Bukankah adil bagi Allah jika aku menyiapkan yang terbaik untuk saat-saat terbaik. Niat terbaik, penghargaan terbaik, teladan terbaik, bekal terbaik, ilmu terbaik, amalan terbaik, praktik terbaik, dan persiapan terbaik. Bukankah adil juga bagimu jika aku menjadi orang yang terbaik. Dan adil bagiku menjadi yang terbaik kedua, setelah Rasulullah dan ayahandamu.

Bukankah adil bagi Allah jika kamu tak sekedar menunggu. Jangan sampai kamu tutupi hati itu dengan harapan selain Dia. Bukankah adil bagi-Nya kalau kamu menjadi yang terbaik dan mendapatkan orang yang terbaik. Jika bukan aku, mungkin orang lain. Tak perlu menunggu bila ada yang lebih baik daripada aku. Namun jika Allah berkehendak itu ternyata kita, siapa yang tahu.

Bukankah adil bagi kita, kalau Allah memberikan kenyataan bahwa ada ridha dan kasih sayang untuk hari-hari yang kita habiskan mendekat pada semua hal yang dicintai-Nya. Bukankah menjadi adil jika kita mendatangi sesiapa yang mencintai Allah dan dia pun mencintai kita. Bukankah begitu adil jika kita didatangi oleh dia yang mencintai Allah dan Allah pun mencintainya.

Kalau aku disebut penulis yang menyusun kata-kata untuk meluluhkan perasaanmu atau seperti terbaca aku sedang merayumu, sungguh tidak. Sekali lagi, benar-benar tidak.

Lalu, apa artinya semua kalimat di atas ini?
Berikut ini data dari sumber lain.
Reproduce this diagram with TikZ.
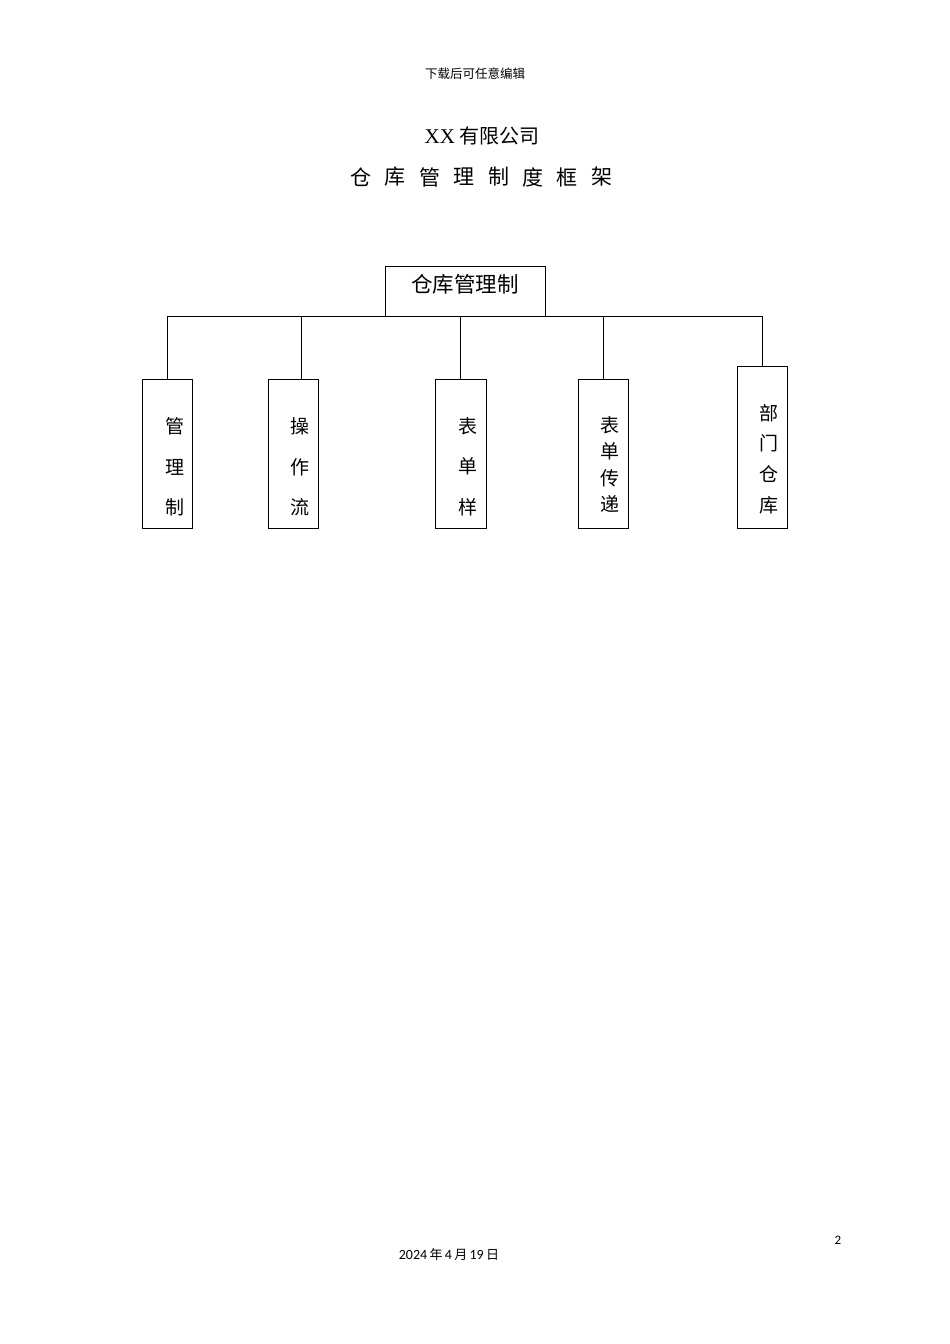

Bukankah begitu adil bagiku untuk tidak mengutamakan keinginan dari kesiapan. Jika orang-orang bertanya tentang perjuangan dan pengorbanan, bukankah adil bagi kita kalau Allah saja yang merahasiakan.

Aku selalu menujumu. Meski jika nanti Allah menuliskan kamu telah pergi dari ujung jalan ini, setidaknya kita tak pernah kecewa karena selalu ada Dia. Pertemuan kita bukan hanya sekedar kamu menunggu dan aku datang, bukankah adil bagi Allah agar kita terus mempersiapkan yang terbaik di saat-saat terbaik. Selalu bersiap-siap untuk melangkahi keinginan pribadi. Agar tak ada aniaya, tak ada menyesal, tak ada kecewa. Hingga jika Allah mengabulkan permohonan untuk semasing kita membangun bersama rumah di surga. Sesegera yang aku bisa dengan segenap usaha, sekehendak Allah yang menjadikannya tak niscaya dan menguatkan kastilmu ketika menunggu, di saat yang sama Allah kuatkan pundakku dimana tanggung jawab itu tertumpu.